Racialicious owner Latoya Peterson took part in a panel discussion moderated by Yahoo News host Katie Couric on Thursday regarding not only the death of Eric Garner, but the distrust characterizing the relationship between the New York Police Department and residents.

The discussion began with Couric interviewing Erica Garner and Eric Garner Jr., Garner’s children.

“Why didn’t the EMS help him if their job is to help people?” Erica Garner asked at one point. “I feel they treated him like an animal.”

Peterson and blogger Franchesca Ramsey then joined Couric to discuss how the case has stimulated conversation online.

“It’s just raw emotion, what’s happening,” Peterson said. “It’s not just unfortunately Eric Garner’s situation. It’s also in the aggregate, looking at everything that’s happened, with the summer, every 28 hours and all these campaigns, it’s really leading people to organize on social media and to be able to rise up and say, ‘We do not want to accept this any longer. This isn’t gonna be our world, and it shouldn’t be our world.'”
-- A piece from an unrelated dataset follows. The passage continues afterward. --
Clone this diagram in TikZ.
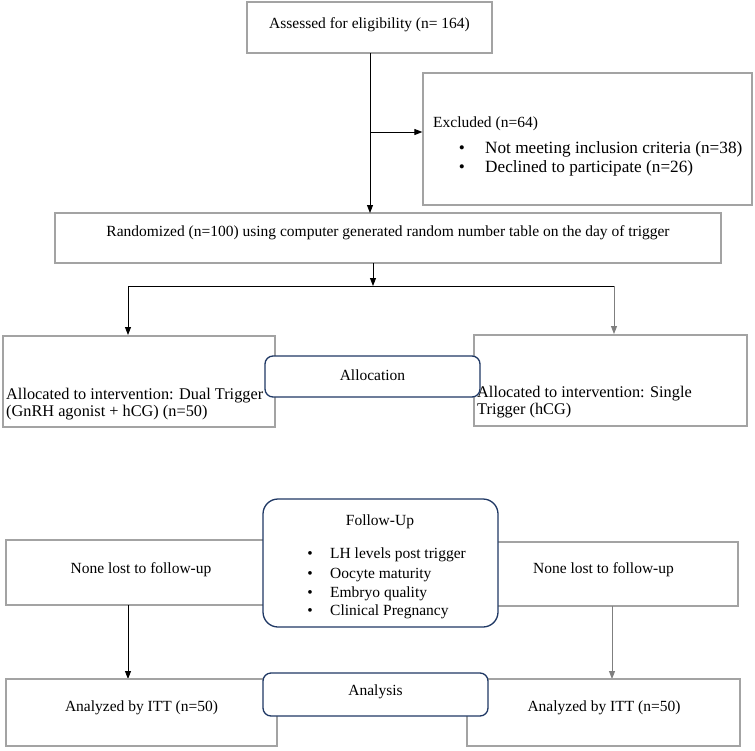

The discussion continued with a panel featuring comedian W. Kamau Bell, former NYPD Commissioner Ray Kelly and journalist Dion Rabouin, a talk that featured several clashes between Kelly and Bell, who admitted he did not feel safe with Kelly in the room.

“I’ve been taught to treat cops like pitbulls,” Bell says at one point.

“Who taught you that?” Kelly responds.

“The Black community,” Bell shoots back. “Would you like their names and numbers?”